By Trevor Wilson, CEO, TWI Inc.
How many employees roll their eyes during meetings to discuss new initiatives?
How often do they scramble to complete a task not because they love it, but because they’re afraid of the consequences if they don’t?
How many mutter “not in my job description” when asked to assume a new responsibility?
“These are examples of people whose work is providing them with nothing more than a paycheck,” says Trevor Wilson, human resources strategist, CEO of TWI Inc., and author of “The Human Equity Advantage,” (www.twiinc.com).
“And even though that’s ostensibly why we go to work, it’s not what gets us excited and enthusiastic about what we do.”
The solution, he says starts with business leaders and managers. If their work is not fulfilling any higher purpose for them than making money, they’re lacking one of the essential qualities necessary for helping their employees become engaged – and for keeping engaged employees enthusiastic.
“You need to step back and assess your own situation,” Wilson says. “Are you driven more by your fears – of not being able to pay your bills, of losing your job, of failing? Or are you driven by the knowledge that you, like every one of us, have the capacity to do amazing things?”
Business leaders who are striving to create something that will leave the world a better place are not only more engaged themselves, they’re more likely to do the things that help their employees engage, Wilson says.
“Our search for happiness is our search for our purpose, and we achieve both by bringing all of our skills and talents – our human equity – to the job,” he says.
He offers these tips for fostering a culture in which employees are actively engaged:
- Use performance evaluations to learn more about your employees’ strengths, interests and goals.
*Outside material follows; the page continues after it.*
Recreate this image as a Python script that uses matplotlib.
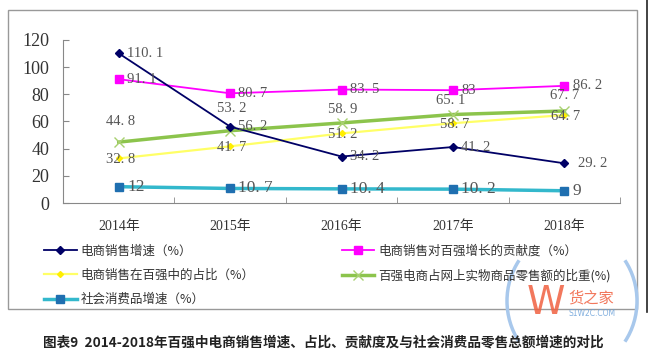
import numpy as np
import matplotlib.pyplot as plt
from matplotlib.patches import Rectangle, Arc
from matplotlib.lines import Line2D

plt.rcParams['font.family'] = ['Liberation Serif', 'Noto Sans CJK SC', 'DejaVu Sans']

# 数据
years = ['2014年', '2015年', '2016年', '2017年', '2018年']
growth = [110.1, 56.2, 34.2, 41.2, 29.2]          # 电商销售增速
contrib = [91.1, 80.7, 83.5, 83, 86.2]            # 对百强增长的贡献度
share_top100 = [32.8, 41.7, 51.2, 58.7, 64.7]     # 在百强中的占比
share_online = [44.8, 53.2, 58.9, 65.1, 67.7]     # 占网上实物商品零售额比重
retail_growth = [12, 10.7, 10.4, 10.2, 9]         # 社会消费品增速

growth_lbl = ['110. 1', '56. 2', '34. 2', '41. 2', '29. 2']
contrib_lbl = ['91. 1', '80. 7', '83. 5', '83', '86. 2']
share_top100_lbl = ['32. 8', '41. 7', '51. 2', '58. 7', '64. 7']
share_online_lbl = ['44. 8', '53. 2', '58. 9', '65. 1', '67. 7']
retail_lbl = ['12', '10. 7', '10. 4', '10. 2', '9']

x = np.arange(len(years))

fig = plt.figure(figsize=(6.5, 3.5), dpi=100)
ax = fig.add_axes([0.097, 0.42, 0.857, 0.466])

l1, = ax.plot(x, growth, color='#000066', lw=1.3, marker='D', ms=4, zorder=5)
l2, = ax.plot(x, contrib, color='#ff00ff', lw=1.3, marker='s', ms=6, zorder=4)
l3, = ax.plot(x, share_top100, color='#ffff66', lw=1.6, marker='D', ms=3,
              mfc='#ffee00', mec='#ffee00', zorder=3)
l4, = ax.plot(x, share_online, color='#8cc44c', lw=2.5, marker='x', ms=7,
              mec='#a8d070', mew=1, zorder=3)
l5, = ax.plot(x, retail_growth, color='#33b8cc', lw=2.5, marker='s', ms=6,
              mfc='#1f6fb0', mec='#1f6fb0', zorder=3)

lc = '#555555'
fs = 10.5
# 数据标签
for i in range(5):
    ax.annotate(contrib_lbl[i], (x[i], contrib[i]), xytext=(6, 0), textcoords='offset points',
                ha='left', va='center', fontsize=fs, color=lc, zorder=6)
    ax.annotate(retail_lbl[i], (x[i], retail_growth[i]), xytext=(6, 0), textcoords='offset points',
                ha='left', va='center', fontsize=fs + 2, color=lc, zorder=6)
    ax.annotate(share_top100_lbl[i], (x[i], share_top100[i]), xytext=(1, -1),
                textcoords='offset points', ha='center', va='center', fontsize=fs, color=lc, zorder=6)

growth_off = [(6, 0), (6, 0), (6, 0), (6, 0), (10, 0)]
for i in range(5):
    ax.annotate(growth_lbl[i], (x[i], growth[i]), xytext=growth_off[i],
                textcoords='offset points', ha='left', va='center', fontsize=fs, color=lc, zorder=6)

online_off = [(1, 15), (1, 16), (1, 10), (-2, 10), (0, 11)]
for i in range(5):
    ax.annotate(share_online_lbl[i], (x[i], share_online[i]), xytext=online_off[i],
                textcoords='offset points', ha='center', va='center', fontsize=fs, color=lc, zorder=6)

ax.set_xlim(-0.5, 4.5)
ax.set_ylim(0, 120)
ax.set_yticks(range(0, 121, 20))
ax.set_xticks(x)
ax.set_xticklabels(years, fontsize=10, color='#333333')
ax.set_xticks([0.5, 1.5, 2.5, 3.5, 4.5], minor=True)
ax.tick_params(axis='x', which='major', length=0, pad=12)
ax.tick_params(axis='x', which='minor', direction='in', length=4, color='#888888')
ax.tick_params(axis='y', direction='in', length=4, color='#888888', labelsize=13,
               labelcolor='#333333', pad=10)
for s in ['top', 'right']:
    ax.spines[s].set_visible(False)
for s in ['left', 'bottom']:
    ax.spines[s].set_color('#888888')

# 图例
leg_fp = {'family': ['Noto Sans CJK SC', 'DejaVu Sans'], 'size': 9}
fig.legend([l1, l3, l5, l2, l4],
           ['电商销售增速（%）', '电商销售在百强中的占比（%）', '社会消费品增速（%）',
            '电商销售对百强增长的贡献度（%）', '百强电商占网上实物商品零售额的比重(%)'],
           ncol=2, loc='upper left', bbox_to_anchor=(0.06, 0.316), frameon=False,
           prop=leg_fp, labelcolor='#333333', handlelength=2.6, handletextpad=0.3,
           columnspacing=7.0, labelspacing=0.9, borderaxespad=0)

# 外框
fig.patches.append(Rectangle((0.012, 0.117), 0.968, 0.855, transform=fig.transFigure,
                             fill=False, edgecolor='#999999', lw=1))
fig.add_artist(Line2D([0.995, 0.995], [0.11, 1.0], color='#222222', lw=1.2))

# 标题
fig.text(0.066, 0.02, '图表9  2014-2018年百强中电商销售增速、占比、贡献度及与社会消费品零售总额增速的对比',
         fontsize=9.8, fontweight='bold', va='center',
         family=['Noto Sans CJK SC', 'DejaVu Sans'], color='#222222')

# 水印
fig.patches.append(Arc((0.88, 0.14), 0.2, 0.4, theta1=125, theta2=235,
                       transform=fig.transFigure, color='#a8c8ec', lw=2.5))
fig.patches.append(Arc((0.88, 0.14), 0.2, 0.4, theta1=-55, theta2=55,
                       transform=fig.transFigure, color='#a8c8ec', lw=2.5))
fig.text(0.84, 0.134, 'W', fontsize=28, color='#f06040', ha='center', va='center',
         alpha=0.85, family=['DejaVu Sans'])
fig.text(0.909, 0.149, '货之家', fontsize=11, color='#f06040', ha='center', va='center',
         alpha=0.85, family=['Noto Sans CJK SC', 'DejaVu Sans'])
fig.text(0.911, 0.103, 'S1W2C.COM', fontsize=5.5, color='#6aa0d8', ha='center', va='center',
         alpha=0.85, family=['DejaVu Sans'])

fig.savefig('out.png', dpi=100)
Each employee has strengths and talents that often go unrecognized — and untapped — in the workplace. Helping them to identify these and use them at work contributes to their feeling that their work has purpose and results in more engaged, productive employees. “People want to bring all their talents to what they’re doing – we’re happiest when we’re doing what we’re good at it,” Wilson says. “In order to know what those skills, talents, even personality traits are, managers must get to know their individual employees.”
- Do not treat all employees equally. All employees are not equal and treating them as if they were leaves engaged, enthusiastic employees feeling shortchanged and disengaged employees feeling entitled, Wilson says. “Acknowledge and reward employees who are going the extra mile and point out the ways they’re contributing that may not be quantifiable or part of their ‘job description.’ The successful salesman who routinely coaches less successful colleagues is displaying a strength that won’t show up on his sales sheet but is, nonetheless, a valuable contribution to the company.”
- Recognize and reward employees’ demonstration of strong values. Values are part of the human equity that all of us bring to work in varying degrees. Honesty, integrity, compassion, work ethic – our best employees usually have these and other strong, positive values. Business leaders may unconsciously recognize them, for instance, by giving a very honest employee their trust, but they should make a point of acknowledging them publicly as well. “Our values are the foundation of our purpose and an expression of our true selves,” Wilson says. “Employees who are both able to demonstrate their values at work, and rewarded for doing so, having a greater sense of purpose.”